Monday, Dec. 05, 1988
Critics' Choice
MOVIES
OLIVER & COMPANY. Dickens with a twist: the sprightly tale of an orphan cat named Oliver, a gang of raffish dogs and a pampered poodle with Bette Midler's voice. A jaunty love song to New York City, and the best Disney cartoon feature since Walt died.
SCROOGED. The very meanest executive in the whole TV business (think of it!) finally gets the Christmas spirit. In this amiable, slapdash comedy, Bill Murray is a sleazy delight. God bless him, everyone.

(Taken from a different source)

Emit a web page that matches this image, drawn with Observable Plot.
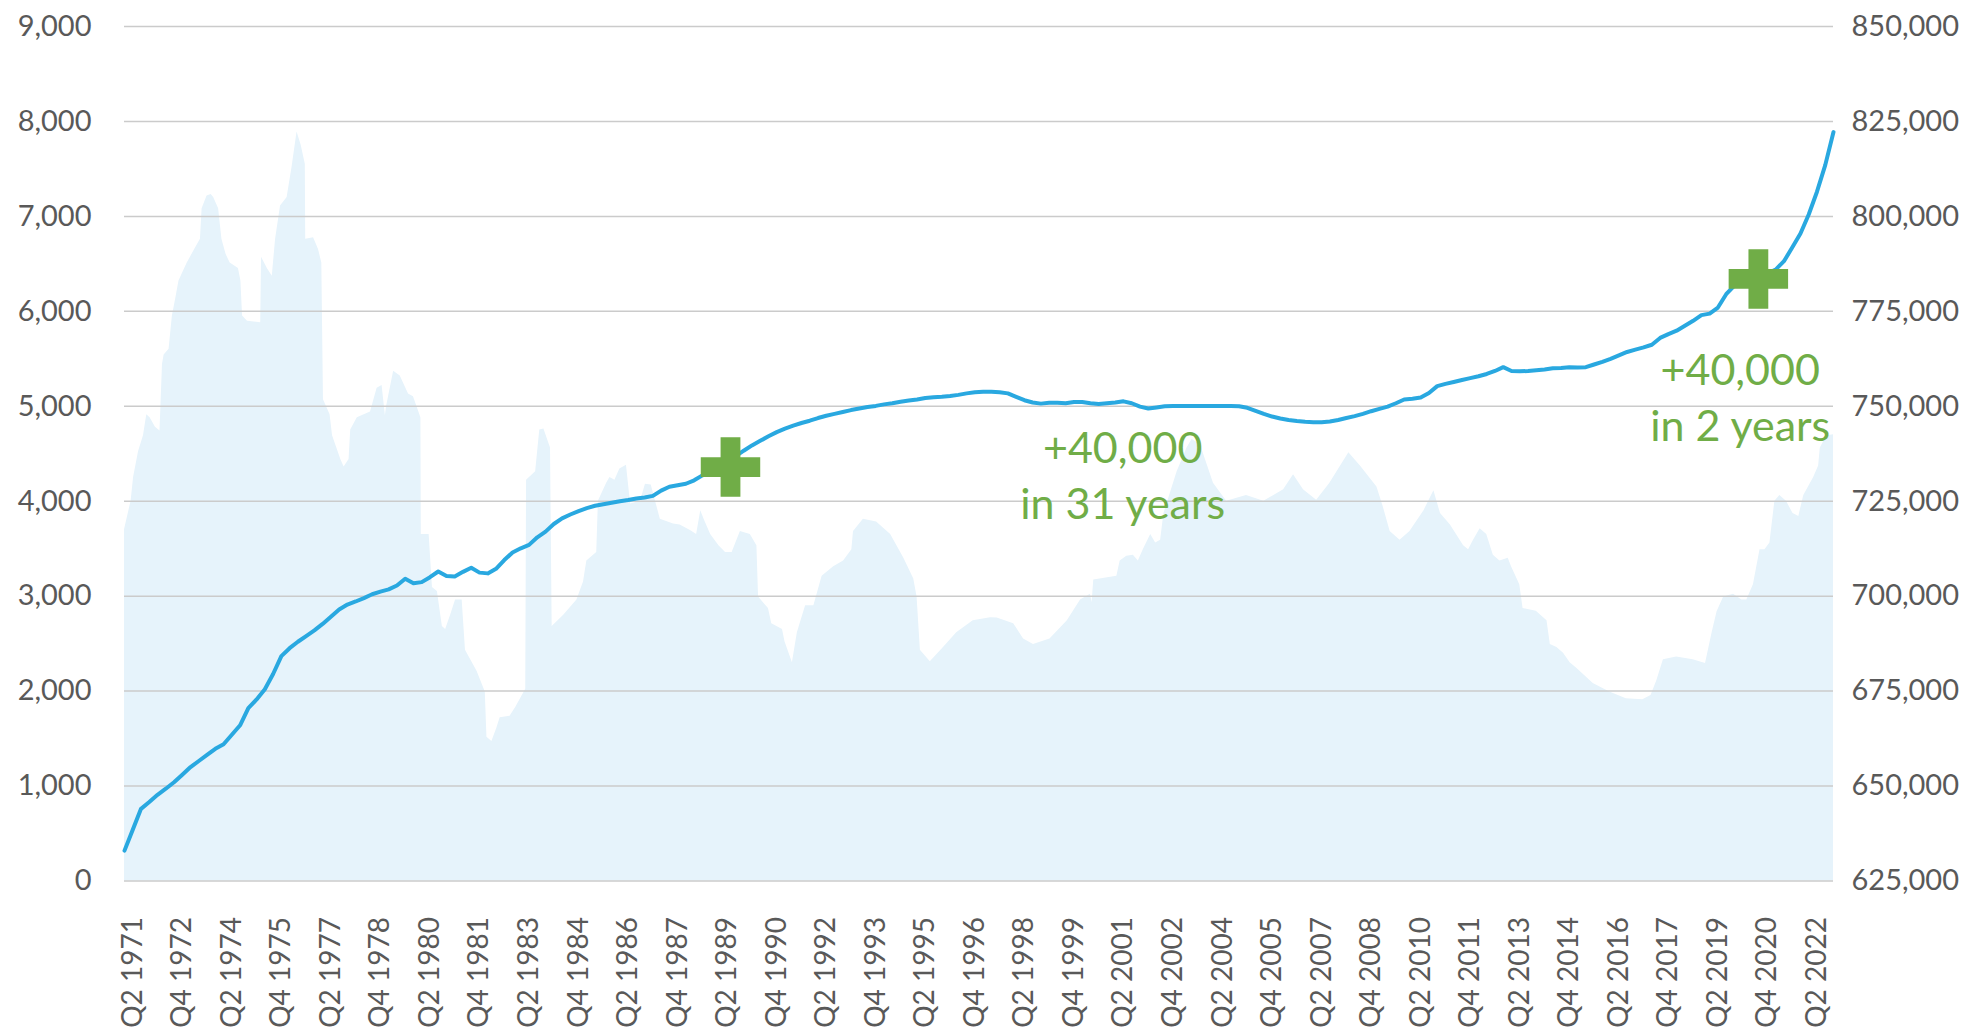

THE ACCUSED. Can a slut be raped? That is the question in this engrossing drama about a victimized vamp (Jodie Foster) and an avenging angel of a prosecutor (Kelly McGillis) who pursues her case.
A CRY IN THE DARK. A mother's nightmare -- the loss of her baby -- is compounded when she is wrongly convicted of murdering the infant. Meryl Streep is awesomely austere as the second victim in this tough-minded drama, based on a 1980 case in Australia.
THEATER
SPOILS OF WAR. Kate Nelligan glows as a feckless but fascinating mother in Michael Weller's poignant story of estranged parents and a teen son who schemes to reunite them. Now on Broadway.
HEARTBREAK HOUSE. The Oregon Shakespeare Festival, the biggest U.S. regional theater, presents a rumbustious staging of Shaw's dark comedy of the onset of World War I.
BOOKS
PARTING THE WATERS: AMERICA IN THE KING YEARS, 1954-1963 by Taylor Branch (Simon & Schuster; $24.95). The first half of a two-volume biography as social history puts Martin Luther King Jr. at the center of the American revolution in race relations that began with sit-ins and Freedom Rides and ended with President Lyndon B. Johnson maneuvering a stalled civil rights bill through Congress.
THE HIGH ROAD by Edna O'Brien (Farrar, Straus & Giroux; $18.95). The Irish author made her reputation writing about headstrong girls dashing toward the flame of maturity; her tenth novel portrays women who have come out on the other side, badly burned.
THE MARCOS DYNASTY by Sterling Seagrave (Harper & Row; $22.50). This merciless account of the Philippine dictator's rise and fall poses many intriguing questions, answering some. Why did Ferdinand purloin billions of dollars? What did Imelda want with all those shoes?
MUSIC
WAS (NOT WAS): WHAT UP, DOG? (Chrysalis). Shades of Tom Waits, and Talking Heads, and the Pet Shop Boys too. Funny, crusty dance songs, polished to a very urbane sheen.
LOS LOBOS: LA PISTOLA Y EL CORAZON (Warner Bros.). Nine Mexican songs, contemporized but not homogenized by an ace rock band. Roots music for everyone to share.
/ LISZT: CONCERTOS NOS. 1 AND 2; TOTENTANZ (DG). Pianistic fireworks from Poland's Krystian Zimerman, abetted by Seiji Ozawa and the Boston Symphony. Tops: the underrated Totentanz (Dance of Death), a performance sure to rattle a few skeletons.
TELEVISION
LARRY KING'S NIGHT OF SOVIET TELEVISION (TBS, Nov. 30, 8:05 p.m. EST). The talk-show host presides over a three-hour sampler of video glasnost, ranging from documentaries and quiz shows to a bedroom farce adapted from Dostoyevsky.
THE WONDER YEARS (ABC, Wednesdays, 9 p.m. EST). A twelve-year-old grapples with Viet Nam, young love and junior-high bullies during the 1960s in this wistful and often winning series.
THE TENTH MAN (CBS, Dec. 4, 9 p.m. EST). Anthony Hopkins and Derek Jacobi lead a blue-chip British cast in Graham Greene's story about a French lawyer, imprisoned by the Nazis during World War II, who bargains to save his skin.
ART
COURBET RECONSIDERED, Brooklyn Museum, New York City. Vast landscapes, lavish nudes and masterful portraits in an ambitious retrospective of paintings by the 19th century realist. Through Jan. 16.
THE DRAWINGS OF RICHARD DIEBENKORN, Museum of Modern Art, New York City. A full-scale survey of the West Coast painter's works on paper, offering a rich view of his abstract and representational periods. Through Jan. 10.
THE PASTORAL LANDSCAPE, National Gallery of Art and the Phillips Collection, Washington. In this joint venture, the National offers "The Legacy of Venice," two centuries of painting from Giorgione (a progenitor of the pastoral genre) to Watteau, while the Phillips, in "The Modern Vision," carries the theme from Constable down to Matisse. Through Jan. 22.